'My Body Weaving Itself'
A body is a home and as womxn it is crucial to conquer it or the rights we should have over it.
A crucial step is through the social and cultural representation of womxn by womxn themselves in different contexts, cultures and identities. For this to happen, art plays a fundamental role as a catalyst for debate and dissemination of ideas and representations of social groups that are usually underrepresented. We as womxn represent a group that has been opressed in culture and art forms, historically and 
systemically around the world.
To break these chains of opression we must unite through what fundamentally connects us as womxn: our diversity, creating a web of experiences weavered by ourselves, for ouselves, tiyng our minds and bodies in acceptance and openness to others, sharing our battles, pains and victories.
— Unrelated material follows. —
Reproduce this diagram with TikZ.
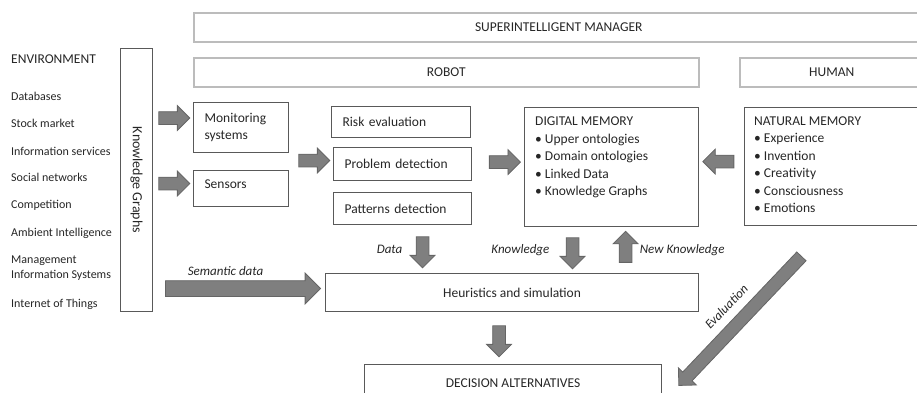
\documentclass[tikz,border=0pt]{standalone}
\usepackage{fontspec}
\setmainfont{Carlito}
\usetikzlibrary{shapes.arrows}
\usetikzlibrary{calc}
\definecolor{boxline}{HTML}{595959}
\definecolor{topline}{HTML}{BCBCBC}
\definecolor{arrfill}{HTML}{7F7F7F}
\definecolor{arrline}{HTML}{656565}
\definecolor{txt}{HTML}{262626}
\tikzset{   topbox/.style = {rectangle, draw = topline, line width=1.5pt, anchor=north west, inner sep=0pt, font=\fontsize{13.5}{17}\selectfont},
            box/.style = {rectangle, draw = boxline, line width=1.1pt, anchor=north west, inner sep=0pt, font=\fontsize{13.5}{17}\selectfont},
            envtext/.style = {anchor=west, inner sep=0pt, align=left, text height=8.5pt, text depth=2.5pt, font=\fontsize{12}{15}\selectfont},
            blockarr/.style = {single arrow, draw = arrline, fill = arrfill, line width=0.8pt, inner xsep=0pt, inner ysep=6pt, minimum width=0pt, single arrow head extend=6pt, minimum height=31pt, sloped, allow upside down},
            lbl/.style = {inner sep=0pt, font=\fontsize{13}{15}\selectfont\itshape}}

\begin{document}
\begin{tikzpicture}[x=1pt, y=-1pt, every node/.append style={text=txt}]
\path[use as bounding box, clip] (0,0) rectangle (917,392);

% top row
\node[topbox, minimum width=730pt, minimum height=29pt] (mgr) at (193,12) {SUPERINTELLIGENT MANAGER};
\node[topbox, minimum width=505pt, minimum height=29pt] (robot) at (193,57) {ROBOT};
\node[topbox, minimum width=184pt, minimum height=29pt] (human) at (739,57) {HUMAN};

% environment
\node[envtext, font=\fontsize{13.5}{17}\selectfont] (env) at (11,60) {ENVIRONMENT};
\node[envtext] (db) at (11,97) {Databases};
\node[envtext] (stock) at (11,124) {Stock market};
\node[envtext] (info) at (11,152) {Information services};
\node[envtext] (social) at (11,178) {Social networks};
\node[envtext] (comp) at (11,205) {Competition};
\node[envtext] (ambient) at (11,233) {Ambient Intelligence};
\node[envtext, text height=, text depth=] (mis) at (11,268.5) {Management\\Information Systems};
\node[envtext] (iot) at (11,304) {Internet of Things};

\node[box, minimum width=32pt, minimum height=263pt] (kg) at (120,48) {};
\node[rotate=-90, inner sep=0pt, font=\fontsize{14}{17}\selectfont] (kgtext) at (kg.center) {Knowledge Graphs};

% robot side
\node[box, minimum width=95pt, minimum height=50pt, text width=73pt, align=left] (mon) at (193,102) {Monitoring\\systems};
\node[box, minimum width=95pt, minimum height=36pt, text width=73pt, text depth=9pt, align=left] (sens) at (193,170) {Sensors};
\node[box, minimum width=139pt, minimum height=31pt, text width=117pt, align=left] (risk) at (331,106) {Risk evaluation};
\node[box, minimum width=138pt, minimum height=33pt, text width=116pt, align=left] (prob) at (333,147) {Problem detection};
\node[box, minimum width=138pt, minimum height=32pt, text width=116pt, align=left] (pat) at (333,192) {Patterns detection};

\node[box, minimum width=174pt, minimum height=119pt] (dig) at (524,107) {};
\node[anchor=north west, inner sep=0pt, align=left, font=\fontsize{13.5}{17.5}\selectfont] (digtext) at ($(dig.north west)+(11,10)$)
  {DIGITAL MEMORY\\\textbullet\ Upper ontologies\\\textbullet\ Domain ontologies\\\textbullet\ Linked Data\\\textbullet\ Knowledge Graphs};

\node[box, minimum width=179pt, minimum height=118pt] (nat) at (744,107) {};
\node[anchor=north west, inner sep=0pt, align=left, font=\fontsize{13.5}{17.5}\selectfont] (nattext) at ($(nat.north west)+(10,9.5)$)
  {NATURAL MEMORY\\\textbullet\ Experience\\\textbullet\ Invention\\\textbullet\ Creativity\\\textbullet\ Consciousness\\\textbullet\ Emotions};

\node[box, minimum width=373pt, minimum height=38pt] (heur) at (325,273) {Heuristics and simulation};
\node[box, minimum width=297pt, minimum height=37pt] (dec) at (364,364) {DECISION ALTERNATIVES};

% block arrows
\path ($(kg.east |- mon.west)+(0,-9.5)$) -- ($(mon.west)+(0,-9.5)$) node[blockarr, pos=0.45] {};
\path ($(kg.east |- sens.west)+(0,-5)$) -- ($(sens.west)+(0,-5)$) node[blockarr, pos=0.45] {};
\path ($(mon.east |- prob.west)+(0,-3.5)$) -- ($(prob.west)+(0,-3.5)$) node[blockarr, midway] {};
\path ($(prob.east)+(0,-2)$) -- ($(dig.west |- prob.east)+(0,-2)$) node[blockarr, pos=0.57] {};
\path ($(nat.west)+(0,-5)$) -- ($(dig.east |- nat.west)+(0,-5)$) node[blockarr, midway] {};

\path ($(pat.south)+(20,0)$) -- ($(pat.south |- heur.north)+(20,0)$)
  node[blockarr, midway] {} node[lbl, midway, left=20pt] {Data};
\path ($(dig.south)+(-39,0)$) -- ($(dig.south |- heur.north)+(-39,0)$)
  node[blockarr, midway] {} node[lbl, midway, left=23pt] {Knowledge};
\path ($(dig.south |- heur.north)+(14,0)$) -- ($(dig.south)+(14,0)$)
  node[blockarr, midway] {} node[lbl, midway, right=14pt] {New Knowledge};

\path ($(kg.east |- heur.west)+(0,-4)$) -- ($(heur.west)+(0,-4)$)
  node[blockarr, midway, minimum height=155pt, inner ysep=7.5pt, single arrow head extend=7.5pt] {}
  node[lbl, midway, xshift=-13.5pt, yshift=18pt] {Semantic data};
\path ($(heur.south)+(-13,0)$) -- ($(heur.south |- dec.north)+(-13,0)$) node[blockarr, midway] {};

\path ($(nat.south)+(-30.5,28)$) -- ($(dec.east)+(19,0)$)
  node[blockarr, midway, minimum height=178pt] {}
  node[lbl, midway, xshift=-16pt, yshift=12pt, rotate=46] {Evaluation};
\end{tikzpicture}
\end{document}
The artist represents herself, symbolically representing womxn as a group, as if coming from battle, after having her rights taken away, as around the world currently abortion and health care laws are being changed unfavorably towards womxn.
She represents herself weavering her body back together, in an act of self-care, resistence and hope.
Weaving has been connected to woman historically for centuries, since the beggining of social constructs as it provided a way for womxn to be able to work, express artistically and connect with eachother on a social level, becoming a symbol of resilience.
A conflicting representation between the fragile and the grotesque, the feminine and the masculine, the rough and the delicate.  Representing herself through a spectrum of contradictions that coexist within all of us, especially as a woman.
 As a woman, a standard is imposed on us from an early age on our body, a standard to which we must correspond, in ways of being and acting: passive, fragile, non-opinionated, silent, cooperative, collaborative and submissive, as well as an associated corresponding norm to our physical appearance and autonomy over our bodies both in terms of health and beauty standards that translate the patriarchal desire or male gaze, erasing everything that does not fit in or exists beyond it.
 In this way, the artist creates a provocative portrait that lives on the threshold of brutal, a body of duality, contradictions and, most importantly, in full possession of itself, regaining control with a feminine gaze and analysis of itself.
The artist now strips herself of the pre-judgments or expectations of others to expose the conflict and urgency of controlling and healing her body.
 An ever-present inner revolt as womxn's rights, autonomy over their bodies and, consequently, their minds are always at stake.
‘My Body Weaving Itself’ is a plea to reflect and fight against the use of womxn's body by the patriarchal society as an object and political pawn.